Volgens Maas worden vrouwspecifieke aspecten van cardiovasculaire ziekten nog altijd onvoldoende onderkend. „Ook in het onderzoek naar cardiologische aandoeningen zijn vrouwen ondervertegenwoordigd.”
Accentverschillen
Er zijn, als het gaat om hartziekten, grote verschillen tussen mannen en vrouwen in de verschillende levensfasen. Zo zijn hart- en vaatziekten uiteindelijk een belangrijker doodsoorzaak bij vrouwen dan bij mannen. Bij vrouwen onder de vijftig tot aan de overgang komen veel minder hartinfarcten voor dan mannen. In de levensfase na de overgang spelen de hormonale veranderingen bij vrouwen een belangrijke rol.
Maas: „Bij vrouwen boven de zeventig zie je meer hartinfarcten dan bij mannen. Ook zie je duidelijke verschillen in de vormen van hartfalen. Oudere vrouwen hebben meer hartfalen als gevolg van een verdikte hartspier. Dat is vooral een gevolg van hoge bloeddruk en suikerziekte. Hartfalen bij mannen is meestal het gevolg van een hartinfarct dat ze hebben doorgemaakt. Ook hierin zie je dus duidelijk accentverschillen.”

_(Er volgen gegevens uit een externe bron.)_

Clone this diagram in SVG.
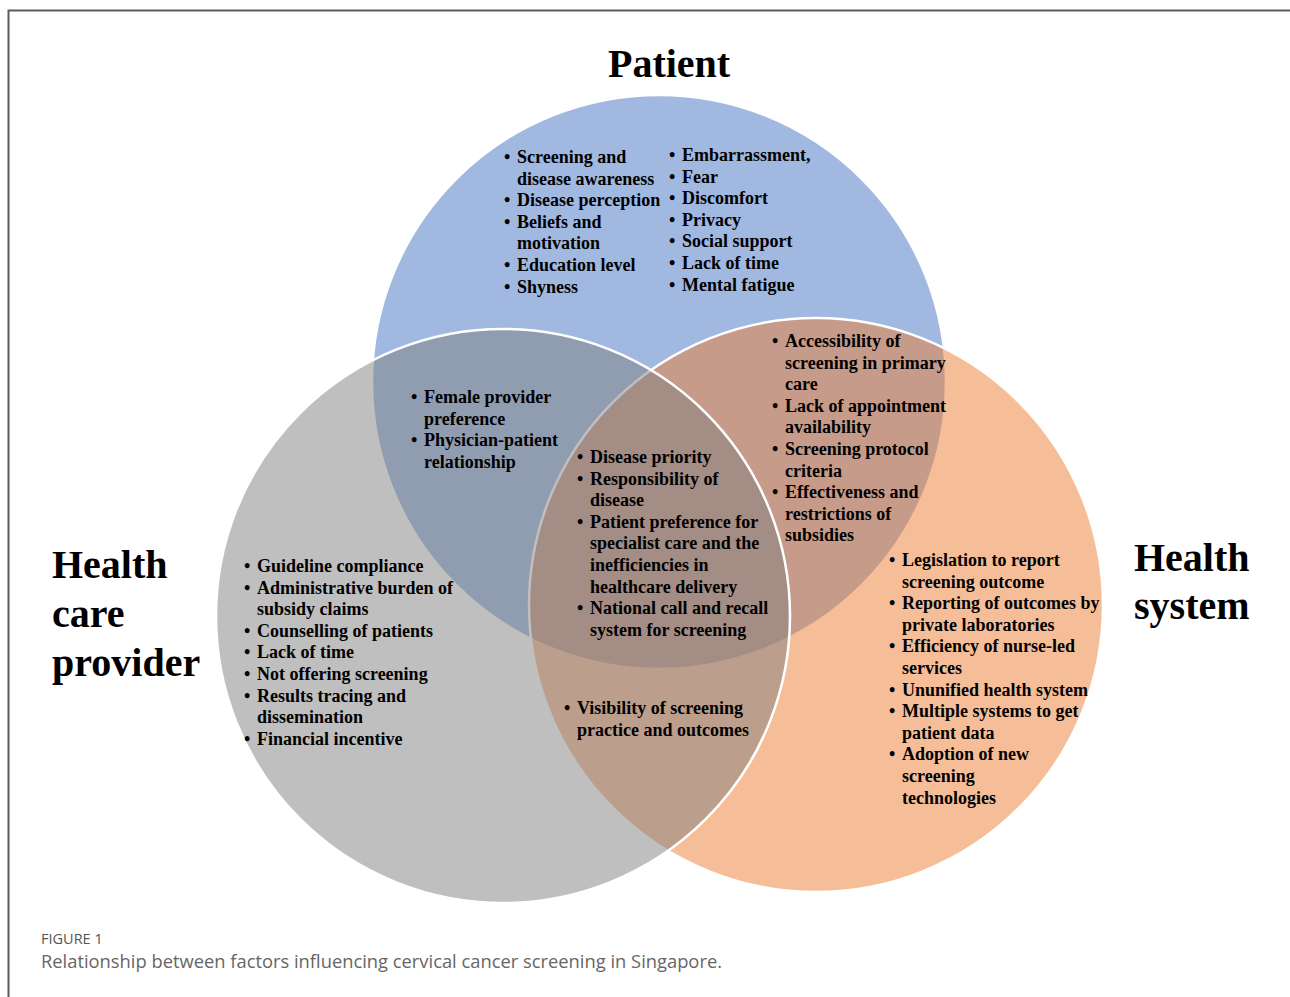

Nog te vaak komen vrouwen op het spreekuur van de cardioloog met klachten die niet volgens het boekje zijn. Onderzoeksgegevens zijn volgens Maas eveneens geënt op verouderde studies bij mannen. Terwijl wereldwijd hart- en vaatziekten de belangrijkste doodsoorzaak zijn bij vrouwen. Daar vallen ook beroertes onder. Vrouwen worden anderhalf tot twee keer zo vaak getroffen door een beroerte als mannen.

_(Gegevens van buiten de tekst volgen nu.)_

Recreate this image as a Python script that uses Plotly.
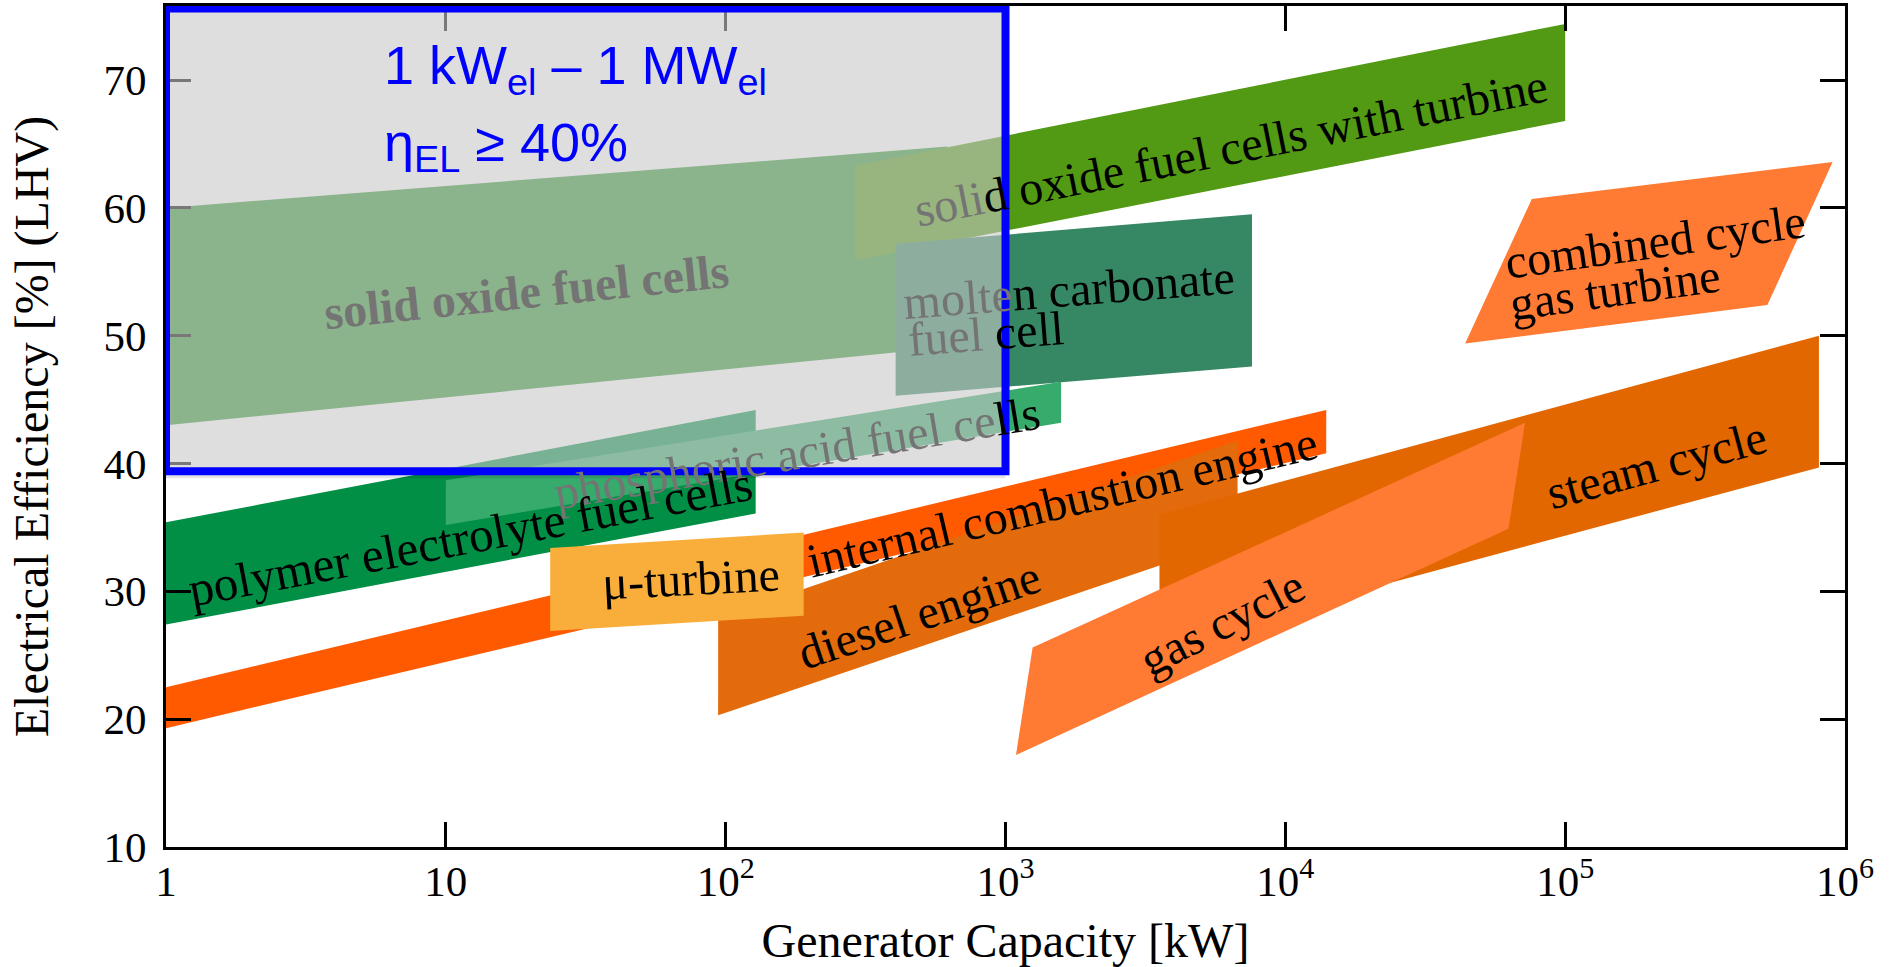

In 2000 vond het eerste wereldcongres en in 2005 het tweede wereldcongres hartziekten bij vrouwen plaats. In 2011 was het wereldcardiologiecongres voor een belangrijk deel gewijd aan hartziekten bij vrouwen. Volgens Maas vonden haar mannelijke collega’s het congres niet interessant omdat de helft van de lezingen over vrouwen ging. „Zo zie je dat de man-vrouwverschillen nog niet tot alle cardiologen zijn doorgedrongen.”

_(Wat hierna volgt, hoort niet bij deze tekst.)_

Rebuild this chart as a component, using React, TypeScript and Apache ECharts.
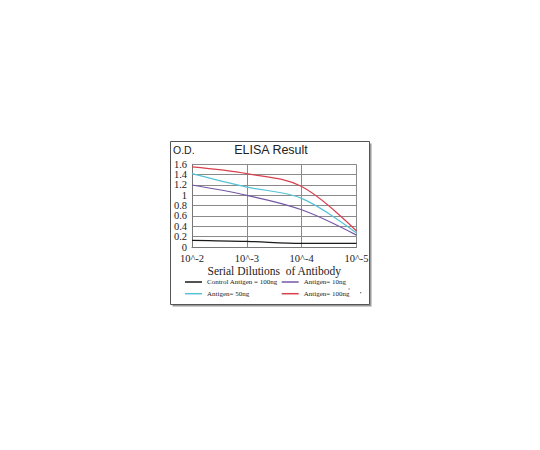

De vrouwencardioloog laat zien dat er in het laatste leerboek cardiologie, dat in 2008 is verschenen, op vijf pagina’s toch nog iets over man-vrouwverschillen wordt geschreven. De helft daarvan gaat nog over zwangerschappen. „Zelf heb ik vorig jaar het ”Handboek gynaecardiologie. Vrouwspecifieke cardiologie in de praktijk” geschreven, dat de meest recente kennis biedt over vrouwspecifieke aspecten van de cardiologische zorg. Aanvankelijk wilde ik me gynaecardioloog noemen. Dat schiep echter verwarring bij gynaecologen omdat het geen ingeburgerd woord is. Vrouwencardioloog is denk ik toch beter.”
Selecteren
Het heeft volgens Maas geen zin om hele bevolkingsgroepen te gaan screenen op hart- en vaatziekten. „Laten we jonge vrouwen met een hoog risico eruit pikken. Die zijn al te selecteren in hun zwangerschap. Vrouwen met een hoge bloeddruk en suikerziekte in de zwangerschap hebben een groter risico om later hart- en vaatziekten te krijgen. Daarnaast is het is voor vrouwen in het algemeen belangrijk dat ze hun eigen risicofactoren goed kennen, in het bijzonder hoe die veranderen na de overgang. Bloeddruk en cholesterolgehalte veranderen bij vrouwen tussen de 50 en de 60 jaar enorm.
Maas denkt ook aan reumapatiënten, van wie 70 procent vrouw is. Ook bij hen treden er na de overgang veranderingen op. „Het is de vraag hoeveel verborgen hart- en vaatziekten er binnen de reumatologie zijn.”
Haar benoeming als hoogleraar vrouwencardiologie beschouwt Maas als een erkenning. „Wat is er mooier dan je verhaal voor het voetlicht te brengen, samenwerkingsprojecten op te zetten, nieuwe inzichten te genereren en mee te denken over nieuwe richtlijnen? We kunnen veel van elkaar leren.”